Oh, what about all the new technology success stories, Navman, Xero, TradeMe and so on? Well, even the largest of these are small fry in comparison with a Fletcher Challenge.

But, I hear you say, no one likes big business anyway and most New Zealanders are happy with their lot. Standard of living is not all about financial measures and aren't we one of the happiest societies in the world? So let's examine what will happen if we continue to slide further down the OECD ladder.

In another decade or two, at current rates of decline, most New Zealanders won't be able to afford to travel overseas at all. The tradition of overseas experience, especially for our young people, will be beyond our reach. We won't be able to afford to pay the welfare benefits we currently pay or the generous superannuation scheme we have for our retired people. We won't be able to keep our hospitals and schools running at current levels and certainly won't be able to buy the best drugs and medical equipment. We won't be able to have all those neat technology devices we crave, like iPhones and flat screen TVs. Forget the late model motor vehicles and the fancy imported foodstuffs and seeing foreign artists perform in our stadiums, or any of the other miriad of First World luxuries we take for granted.
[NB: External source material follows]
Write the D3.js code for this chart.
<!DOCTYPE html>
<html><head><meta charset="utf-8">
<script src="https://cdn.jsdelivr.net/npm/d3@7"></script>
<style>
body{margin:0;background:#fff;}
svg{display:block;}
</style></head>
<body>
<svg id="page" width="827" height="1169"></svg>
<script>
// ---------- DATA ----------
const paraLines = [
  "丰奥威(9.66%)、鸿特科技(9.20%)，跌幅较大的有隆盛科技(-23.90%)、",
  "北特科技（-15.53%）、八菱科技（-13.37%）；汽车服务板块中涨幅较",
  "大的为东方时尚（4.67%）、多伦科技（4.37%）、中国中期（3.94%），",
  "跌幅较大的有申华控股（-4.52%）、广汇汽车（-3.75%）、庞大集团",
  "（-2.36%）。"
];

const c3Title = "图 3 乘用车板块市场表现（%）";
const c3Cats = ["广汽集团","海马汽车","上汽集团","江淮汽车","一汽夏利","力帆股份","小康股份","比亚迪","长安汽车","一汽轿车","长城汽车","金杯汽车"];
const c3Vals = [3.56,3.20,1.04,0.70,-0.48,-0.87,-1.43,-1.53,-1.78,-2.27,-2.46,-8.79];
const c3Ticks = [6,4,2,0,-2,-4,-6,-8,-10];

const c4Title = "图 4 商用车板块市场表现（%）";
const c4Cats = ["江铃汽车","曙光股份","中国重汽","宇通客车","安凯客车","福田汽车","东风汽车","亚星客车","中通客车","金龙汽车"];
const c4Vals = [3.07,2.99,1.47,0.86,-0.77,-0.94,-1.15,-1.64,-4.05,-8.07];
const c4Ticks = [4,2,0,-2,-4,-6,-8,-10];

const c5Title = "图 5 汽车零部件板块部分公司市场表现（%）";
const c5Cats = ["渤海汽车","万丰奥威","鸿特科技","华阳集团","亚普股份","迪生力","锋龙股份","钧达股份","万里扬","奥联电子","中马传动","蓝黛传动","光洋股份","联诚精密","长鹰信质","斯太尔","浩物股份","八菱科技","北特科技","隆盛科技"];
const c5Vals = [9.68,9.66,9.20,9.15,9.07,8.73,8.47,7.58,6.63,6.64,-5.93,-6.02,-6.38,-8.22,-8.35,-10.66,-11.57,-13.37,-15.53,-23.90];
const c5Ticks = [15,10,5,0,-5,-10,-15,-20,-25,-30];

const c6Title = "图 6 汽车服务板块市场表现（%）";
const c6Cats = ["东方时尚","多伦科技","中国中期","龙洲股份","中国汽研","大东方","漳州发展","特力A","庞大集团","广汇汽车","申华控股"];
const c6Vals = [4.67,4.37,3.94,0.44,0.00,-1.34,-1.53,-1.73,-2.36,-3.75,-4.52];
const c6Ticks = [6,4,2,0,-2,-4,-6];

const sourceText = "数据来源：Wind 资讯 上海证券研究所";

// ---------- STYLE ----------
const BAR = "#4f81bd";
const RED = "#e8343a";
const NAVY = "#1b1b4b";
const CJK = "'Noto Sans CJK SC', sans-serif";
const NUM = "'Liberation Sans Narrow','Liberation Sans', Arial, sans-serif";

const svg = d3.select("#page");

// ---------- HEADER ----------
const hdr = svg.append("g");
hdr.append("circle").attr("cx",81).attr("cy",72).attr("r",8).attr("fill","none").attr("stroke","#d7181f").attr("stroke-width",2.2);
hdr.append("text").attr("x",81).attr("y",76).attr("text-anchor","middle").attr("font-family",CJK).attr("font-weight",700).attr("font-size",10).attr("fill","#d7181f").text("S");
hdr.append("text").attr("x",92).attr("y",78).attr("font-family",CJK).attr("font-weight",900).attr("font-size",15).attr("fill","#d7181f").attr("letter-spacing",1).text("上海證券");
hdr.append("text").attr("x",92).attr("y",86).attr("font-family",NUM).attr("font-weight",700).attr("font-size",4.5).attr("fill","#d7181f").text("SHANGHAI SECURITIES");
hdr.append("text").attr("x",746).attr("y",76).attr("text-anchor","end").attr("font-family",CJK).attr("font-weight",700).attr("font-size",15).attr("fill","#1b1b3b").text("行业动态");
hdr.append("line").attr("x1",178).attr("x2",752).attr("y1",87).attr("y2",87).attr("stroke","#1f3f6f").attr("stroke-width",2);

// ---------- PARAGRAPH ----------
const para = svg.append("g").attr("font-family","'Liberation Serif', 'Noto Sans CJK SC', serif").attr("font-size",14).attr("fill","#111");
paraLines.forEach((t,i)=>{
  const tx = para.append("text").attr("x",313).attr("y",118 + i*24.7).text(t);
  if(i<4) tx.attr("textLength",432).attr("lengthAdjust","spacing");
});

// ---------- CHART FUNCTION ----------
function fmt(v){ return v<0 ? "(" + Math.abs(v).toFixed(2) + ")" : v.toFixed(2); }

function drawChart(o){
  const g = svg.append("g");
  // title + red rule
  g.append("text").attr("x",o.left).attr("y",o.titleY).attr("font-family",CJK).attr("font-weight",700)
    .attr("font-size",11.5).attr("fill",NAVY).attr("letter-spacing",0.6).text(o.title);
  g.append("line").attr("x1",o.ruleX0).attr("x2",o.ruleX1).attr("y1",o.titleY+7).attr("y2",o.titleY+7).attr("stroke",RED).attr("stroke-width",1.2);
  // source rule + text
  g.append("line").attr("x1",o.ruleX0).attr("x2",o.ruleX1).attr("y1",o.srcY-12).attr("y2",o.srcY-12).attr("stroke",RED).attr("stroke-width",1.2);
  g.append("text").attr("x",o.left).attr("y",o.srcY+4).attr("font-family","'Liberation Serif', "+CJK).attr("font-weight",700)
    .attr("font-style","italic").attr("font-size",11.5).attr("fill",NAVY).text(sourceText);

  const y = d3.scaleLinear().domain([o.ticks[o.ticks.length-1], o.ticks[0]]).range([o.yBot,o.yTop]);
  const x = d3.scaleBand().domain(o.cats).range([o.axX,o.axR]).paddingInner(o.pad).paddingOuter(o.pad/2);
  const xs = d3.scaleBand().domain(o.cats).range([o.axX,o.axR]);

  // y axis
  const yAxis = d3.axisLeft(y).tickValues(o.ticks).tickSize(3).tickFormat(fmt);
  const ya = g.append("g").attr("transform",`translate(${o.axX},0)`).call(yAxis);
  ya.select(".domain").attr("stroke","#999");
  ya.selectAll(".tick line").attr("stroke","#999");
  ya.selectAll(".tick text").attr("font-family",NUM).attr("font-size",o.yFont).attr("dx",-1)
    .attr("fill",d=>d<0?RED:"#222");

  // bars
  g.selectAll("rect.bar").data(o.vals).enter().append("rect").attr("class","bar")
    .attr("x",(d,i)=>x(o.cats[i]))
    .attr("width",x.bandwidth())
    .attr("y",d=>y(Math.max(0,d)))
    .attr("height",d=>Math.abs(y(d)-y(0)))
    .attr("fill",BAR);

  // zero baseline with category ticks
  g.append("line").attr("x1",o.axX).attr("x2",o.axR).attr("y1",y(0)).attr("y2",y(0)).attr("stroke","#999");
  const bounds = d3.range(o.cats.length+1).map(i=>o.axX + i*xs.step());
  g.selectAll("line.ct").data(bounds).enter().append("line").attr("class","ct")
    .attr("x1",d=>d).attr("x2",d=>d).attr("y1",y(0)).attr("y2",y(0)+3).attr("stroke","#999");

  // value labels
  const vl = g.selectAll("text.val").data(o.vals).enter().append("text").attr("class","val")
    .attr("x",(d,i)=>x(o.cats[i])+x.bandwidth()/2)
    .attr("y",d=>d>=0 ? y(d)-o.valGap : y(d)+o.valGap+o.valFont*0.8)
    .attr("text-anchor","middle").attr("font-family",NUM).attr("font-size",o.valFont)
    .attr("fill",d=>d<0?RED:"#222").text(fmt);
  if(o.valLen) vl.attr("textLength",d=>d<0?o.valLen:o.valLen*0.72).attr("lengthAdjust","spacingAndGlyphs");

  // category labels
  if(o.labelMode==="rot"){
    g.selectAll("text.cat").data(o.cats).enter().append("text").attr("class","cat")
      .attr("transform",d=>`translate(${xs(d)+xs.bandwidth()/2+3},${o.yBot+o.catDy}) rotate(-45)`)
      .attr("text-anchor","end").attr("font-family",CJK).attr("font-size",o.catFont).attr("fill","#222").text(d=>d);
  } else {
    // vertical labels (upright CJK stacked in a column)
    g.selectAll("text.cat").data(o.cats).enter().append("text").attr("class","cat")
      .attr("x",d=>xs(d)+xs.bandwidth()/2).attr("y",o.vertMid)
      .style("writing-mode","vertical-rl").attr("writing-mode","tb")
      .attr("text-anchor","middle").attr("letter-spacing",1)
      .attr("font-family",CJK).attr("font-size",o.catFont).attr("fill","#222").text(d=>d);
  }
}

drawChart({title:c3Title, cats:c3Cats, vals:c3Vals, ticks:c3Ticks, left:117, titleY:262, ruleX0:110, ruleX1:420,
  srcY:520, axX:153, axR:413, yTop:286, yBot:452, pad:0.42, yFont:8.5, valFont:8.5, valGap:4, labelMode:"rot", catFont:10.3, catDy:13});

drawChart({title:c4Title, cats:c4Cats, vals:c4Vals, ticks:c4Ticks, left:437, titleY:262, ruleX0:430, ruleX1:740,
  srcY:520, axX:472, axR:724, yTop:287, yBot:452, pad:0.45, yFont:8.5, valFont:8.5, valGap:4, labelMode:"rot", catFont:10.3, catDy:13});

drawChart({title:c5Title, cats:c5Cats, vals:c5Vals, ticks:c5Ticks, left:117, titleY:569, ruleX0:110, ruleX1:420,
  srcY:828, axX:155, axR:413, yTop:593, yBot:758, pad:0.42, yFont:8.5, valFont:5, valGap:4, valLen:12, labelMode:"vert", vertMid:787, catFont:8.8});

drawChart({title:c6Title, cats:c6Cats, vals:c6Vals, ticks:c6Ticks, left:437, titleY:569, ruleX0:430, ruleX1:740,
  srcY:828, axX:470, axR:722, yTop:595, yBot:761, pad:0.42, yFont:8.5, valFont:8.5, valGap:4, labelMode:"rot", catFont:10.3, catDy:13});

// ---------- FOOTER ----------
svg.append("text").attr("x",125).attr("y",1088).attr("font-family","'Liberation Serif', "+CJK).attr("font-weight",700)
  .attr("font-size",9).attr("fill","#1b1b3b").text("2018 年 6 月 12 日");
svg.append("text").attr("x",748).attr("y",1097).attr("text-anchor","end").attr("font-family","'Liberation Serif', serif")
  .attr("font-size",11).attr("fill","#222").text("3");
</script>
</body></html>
You don't believe me? Just take a look at Greece or Portugal or Ireland at the moment. These countries lived beyond their means for too long and are now paying the price. Some of my friends and relatives in these countries, even the well-off ones, can no longer afford to travel. Interestingly, of these three countries, in spite of their economic troubles, only Portugal is below New Zealand on the GDP tables.

So what is the solution? It's simple really; we need to double the size of our private sector without increasing (and ideally reducing) the size of the public sector. That means a massive shift of investment and expenditure from the public to private. It means providing huge incentives, through tax breaks, for investment in the private sector and cutting our public sector cloth to suit. It won't be sufficient to match other country's tax incentives, we will have to be well below them to attract the investment we need. That is the simplest and the only solution. Don Brash and his 2020 Taskforce have been saying it and most economic commentators worth their salt have been saying it. I'm sure many New Zealanders don't want to hear the message but they need to understand the consequences of not doing it. Hopefully they will wise up before we drop completely off the bottom of the OECD list. Then we will be Third World, perhaps the only country in history to suffer the ignominy of going from the mansion to the poorhouse.